6th January 2026

Dr Grace Mallon Wins American Society for Legal History Article Prize

Dr Grace Mallon, Clive Holmes Fellow in History, has been named a joint winner of the William Nelson Cromwell Article Prize, awarded by the American Society for Legal History, which supports research and teaching in the field of legal history.

Dr Grace Mallon, a woman with long brown hair, sits in a light-filled room

Dr Grace Mallon

Dr Mallon’s article, “Negotiated Federalism: Intergovernmental Relations on the Maritime Frontier, 1789-1815,” published in the William and Mary Quarterly, examines the federal government’s efforts to enforce its new authority after the Founding. She shows how federal officials quickly realised that they required the participation and consent of state governments in order to enact federal laws. The article explores how Atlantic port cities became a crucial test case for negotiated federalism, as the federal government sought to operate in spaces where states had already established long-standing authority.

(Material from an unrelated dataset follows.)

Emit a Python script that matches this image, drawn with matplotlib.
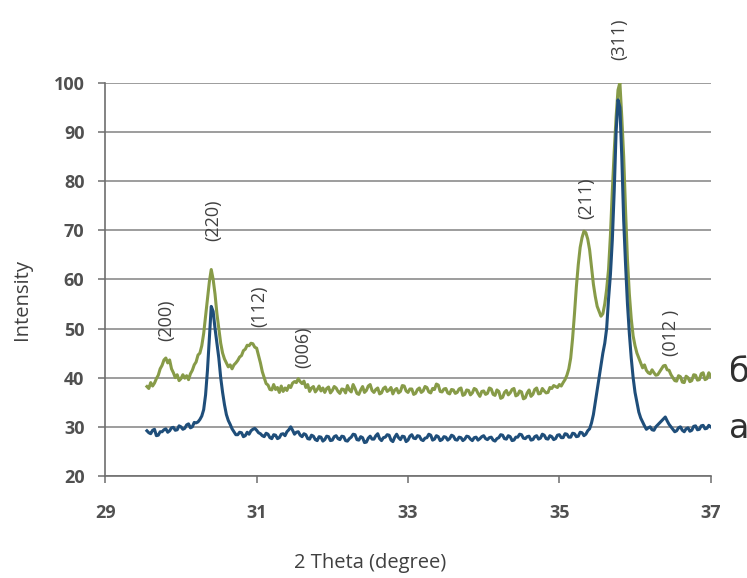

The prize committee said of Dr Mallon’s article: “Based in impressive primary source research in state and federal official records and correspondence, Mallon brings multiple areas of scholarship together to describe how power was worked out ‘in the course of ordinary government administration instead of in high theory. “Negotiated Federalism” takes something that we feel is well-understood (federalism at the founding) and through a creative path through the archive mines new and provocative ways of seeing the past that help us see the present more clearly.”

Dr Mallon joined LMH as the Clive Holmes Fellow in History in 2024, having previously served as the Kinder Junior Research Fellow at the Rothermere American Institute. Her research focuses on the constitutional history of the early American republic.